-- START OF ENTRIES --
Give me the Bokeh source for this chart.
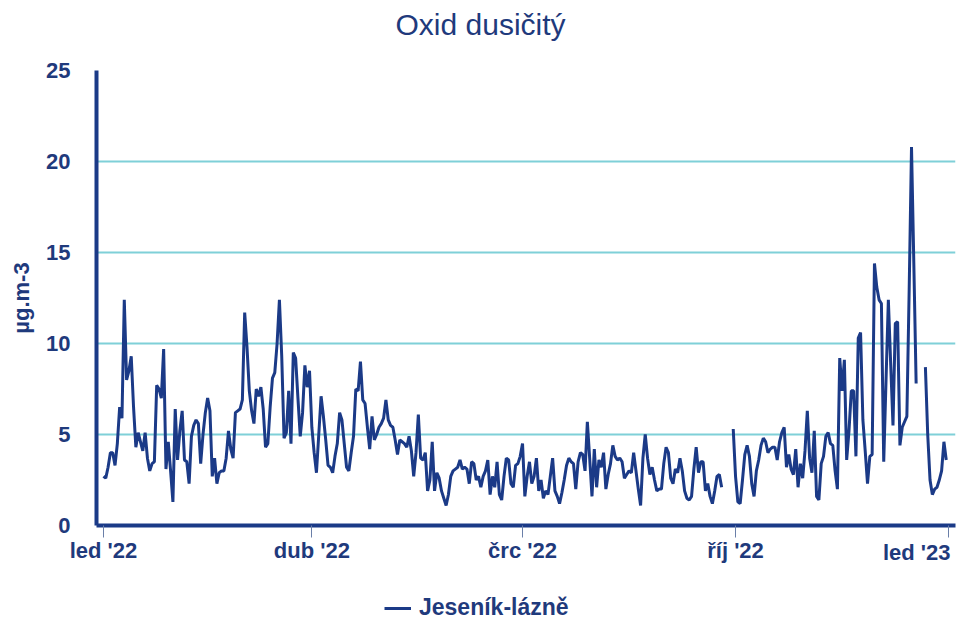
import numpy as np
import pandas as pd
from bokeh.plotting import figure
from bokeh.layouts import column
from bokeh.models import (ColumnDataSource, Range1d, FixedTicker, Legend,
                          LegendItem, Title)
from bokeh.embed import file_html
from bokeh.resources import INLINE

NaN = float("nan")

title_text = "Oxid dusičitý"
y_label = "µg.m-3"
series_name = "Jeseník-lázně"
start_date = "2022-01-01"

# daily values (µg.m-3), one list per month of 2022
jan = [2.7, 2.6, 3.2, 4.0, 4.0, 3.3, 4.5, 6.5, 5.9, 12.4, 8.0, 8.5, 9.3, 6.5, 4.3, 5.1,
       4.6, 4.1, 5.1, 3.7, 3.0, 3.4, 3.5, 7.7, 7.5, 7.0, 9.7, 3.1, 4.6, 3.0, 1.3]
feb = [6.4, 3.6, 5.2, 6.3, 3.6, 3.5, 2.3, 4.9, 5.5, 5.8, 5.6, 3.4, 5.0, 6.2, 7.0, 6.3,
       2.7, 3.7, 2.3, 2.9, 3.0, 3.0, 3.7, 5.2, 4.2, 3.7, 6.2, 6.3]
mar = [6.4, 6.9, 11.7, 9.8, 7.4, 6.3, 5.6, 7.5, 7.1, 7.6, 6.4, 4.3, 4.5, 6.5, 8.1, 8.4,
       10.0, 12.4, 9.3, 4.8, 5.1, 7.4, 4.5, 9.5, 9.2, 7.0, 4.9, 6.2, 8.8, 7.6, 8.5]
apr = [5.4, 4.0, 2.9, 5.0, 7.1, 6.0, 4.7, 3.3, 3.2, 2.9, 3.8, 4.5, 6.2, 5.8, 4.5, 3.2,
       3.0, 4.0, 4.9, 7.5, 7.4, 9.0, 6.9, 6.7, 5.4, 4.2, 6.0, 4.7, 5.0, 5.4]
may = [5.6, 5.9, 6.9, 5.8, 5.5, 5.4, 4.7, 3.9, 4.7, 4.6, 4.5, 4.3, 4.9, 4.1, 2.7, 4.0,
       6.1, 3.7, 3.6, 4.0, 1.9, 2.5, 4.6, 1.9, 2.9, 2.6, 1.9, 1.5, 1.1, 1.7, 2.7]
jun = [3.0, 3.1, 3.2, 3.6, 3.1, 3.2, 3.1, 2.3, 3.5, 3.4, 2.5, 2.7, 2.1, 2.7, 3.0, 3.6,
       1.7, 2.7, 2.1, 3.5, 1.7, 1.4, 2.7, 3.7, 3.6, 2.3, 2.1, 3.3, 3.4, 3.8]
jul = [4.5, 1.6, 2.7, 3.5, 2.3, 2.7, 3.7, 1.9, 2.5, 1.5, 1.9, 1.7, 2.7, 3.7, 1.9, 1.6,
       1.2, 1.8, 2.5, 3.3, 3.7, 3.5, 3.4, 2.0, 3.5, 4.0, 3.9, 3.0, 5.7, 3.7, 1.6]
aug = [4.2, 2.1, 3.6, 3.2, 4.0, 2.0, 2.8, 3.4, 4.4, 3.8, 3.6, 3.7, 3.5, 2.6, 2.8, 3.0,
       2.9, 4.0, 3.0, 2.0, 1.1, 3.7, 5.0, 3.7, 2.8, 3.2, 2.5, 1.9, 2.0, 2.0, 3.4]
sep = [4.3, 4.0, 2.6, 2.3, 3.1, 2.9, 3.7, 3.0, 1.9, 1.5, 1.4, 1.6, 3.1, 4.3, 2.9, 3.5,
       3.5, 1.9, 2.3, 1.6, 1.2, 1.9, 2.7, 2.8, 2.1, NaN, NaN, NaN, NaN, 5.3]
oct_ = [2.7, 1.3, 1.2, 2.5, 3.9, 4.4, 3.8, 2.3, 1.6, 3.0, 3.6, 4.4, 4.8, 4.6, 4.0, 4.2,
        4.3, 4.3, 3.6, 4.6, 5.1, 5.4, 3.2, 3.9, 3.1, 2.8, 4.2, 2.1, 3.4, 2.6, 4.1]
nov = [6.3, 3.7, 2.9, 5.2, 1.6, 1.4, 3.4, 3.8, 4.9, 5.1, 4.5, 4.4, 3.0, 2.0, 9.2, 7.4,
       9.1, 3.6, 5.2, 7.4, 7.4, 3.8, 10.3, 10.6, 5.8, 4.1, 2.3, 3.8, 3.9, 14.4]
dec = [13.1, 12.4, 12.2, 3.5, 8.0, 12.4, 8.9, 5.5, 11.1, 11.2, 4.4, 5.4, 5.7, 6.0, 13.0,
       20.8, 14.4, 7.8, NaN, NaN, NaN, 8.7, 5.0, 2.5, 1.7, 2.0, 2.1, 2.5, 3.0, 4.6, 3.6]

tick_dates = ["2022-01-01", "2022-04-01", "2022-07-01", "2022-10-01", "2023-01-01"]
tick_labels = ["led '22", "dub '22", "črc '22", "říj '22", "led '23"]
y_ticks = [0, 5, 10, 15, 20, 25]

values = jan + feb + mar + apr + may + jun + jul + aug + sep + oct_ + nov + dec
dates = pd.date_range(start_date, periods=len(values), freq="D")
t0 = dates[0]
days = [(d - t0).days for d in dates]
tick_days = [(pd.Timestamp(t) - t0).days for t in tick_dates]

src = ColumnDataSource(dict(x=days, y=values))

NAVY = "#1b3a87"
TEXT = "#1f3a7c"
GRID = "#7fd0d8"
FONT = "Liberation Sans"

# ---- title strip ----
tf = figure(width=957, height=50, output_backend="svg", toolbar_location=None,
            x_range=Range1d(0, 1), y_range=Range1d(0, 1), x_axis_type=None,
            y_axis_type=None, min_border=0)
tf.outline_line_color = None
tf.xgrid.visible = False
tf.ygrid.visible = False
tf.title.text = title_text
tf.title.align = "left"
tf.title.offset = 299
tf.title.standoff = 10
tf.title.text_font = FONT
tf.title.text_font_size = "30px"
tf.title.text_font_style = "normal"
tf.title.text_color = TEXT

# ---- main chart ----
p = figure(width=957, height=540, output_backend="svg", toolbar_location=None,
           x_range=Range1d(-3.0, 368.0), y_range=Range1d(0, 25),
           min_border_left=96, min_border_right=2, min_border_top=20,
           min_border_bottom=65)
p.outline_line_color = None
p.background_fill_color = "white"
p.border_fill_color = "white"

p.xgrid.visible = False
p.ygrid.ticker = FixedTicker(ticks=y_ticks)
p.ygrid.grid_line_color = GRID
p.ygrid.grid_line_width = 2

p.yaxis.ticker = FixedTicker(ticks=y_ticks)
p.yaxis.axis_line_color = NAVY
p.yaxis.axis_line_width = 4
p.yaxis.major_tick_line_color = None
p.yaxis.minor_tick_line_color = None
p.yaxis.major_tick_out = 0
p.yaxis.major_tick_in = 0
p.yaxis.major_label_standoff = 26
p.yaxis.major_label_text_font = FONT
p.yaxis.major_label_text_font_size = "22px"
p.yaxis.major_label_text_font_style = "bold"
p.yaxis.major_label_text_color = TEXT
p.yaxis.axis_label = y_label
p.yaxis.axis_label_text_font = FONT
p.yaxis.axis_label_text_font_size = "22px"
p.yaxis.axis_label_text_font_style = "bold"
p.yaxis.axis_label_text_color = TEXT
p.yaxis.axis_label_standoff = 9

p.xaxis.ticker = FixedTicker(ticks=tick_days)
overrides = {d: lab for d, lab in zip(tick_days, tick_labels)}
overrides[tick_days[-1]] = ""
p.xaxis.major_label_overrides = overrides
p.xaxis.axis_line_color = NAVY
p.xaxis.axis_line_width = 4
p.xaxis.major_tick_out = 12
p.xaxis.major_tick_in = 0
p.xaxis.major_tick_line_color = "#6a7fa8"
p.xaxis.major_tick_line_width = 1
p.xaxis.minor_tick_line_color = None
p.xaxis.major_label_standoff = 0
p.xaxis.major_label_text_font = FONT
p.xaxis.major_label_text_font_size = "22px"
p.xaxis.major_label_text_font_style = "bold"
p.xaxis.major_label_text_color = TEXT

# last tick label, kept inside the canvas (right aligned under its tick)
last_lab = Title(text=tick_labels[-1], align="right", offset=5, vertical_align="top",
                 standoff=-52, text_font=FONT, text_font_size="22px",
                 text_font_style="bold", text_color=TEXT)
p.add_layout(last_lab, "below")

r = p.line("x", "y", source=src, line_color=NAVY, line_width=3)

# ---- legend strip ----
lf = figure(width=957, height=29, output_backend="svg", toolbar_location=None,
            x_range=Range1d(0, 1), y_range=Range1d(-10, -9), x_axis_type=None,
            y_axis_type=None, min_border=0)
lf.outline_line_color = None
lf.xgrid.visible = False
lf.ygrid.visible = False
lr = lf.line("x", "y", source=src, line_color=NAVY, line_width=3)
legend = Legend(items=[LegendItem(label=series_name, renderers=[lr])],
                location=(288, -2), orientation="horizontal", padding=0, margin=0,
                spacing=0, label_standoff=8, glyph_width=27, glyph_height=22,
                label_height=22, label_text_font=FONT, label_text_font_size="23px",
                label_text_font_style="bold", label_text_color=TEXT,
                border_line_color=None, background_fill_alpha=0)
lf.add_layout(legend)

layout = column(tf, p, lf, spacing=0)

open("out.html", "w").write(file_html(layout, INLINE))
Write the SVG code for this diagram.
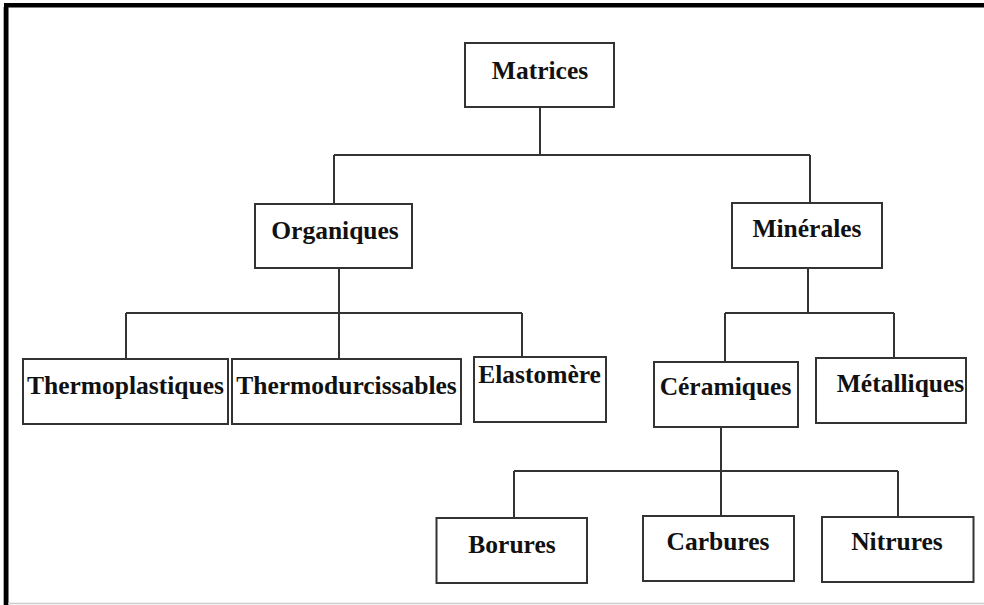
-- END OF ENTRIES --
### REQUIRED WORK
Each line in the material either holds the string "chart" or does not. State how many do, and nothing else.

### WRITTEN RESPONSE
2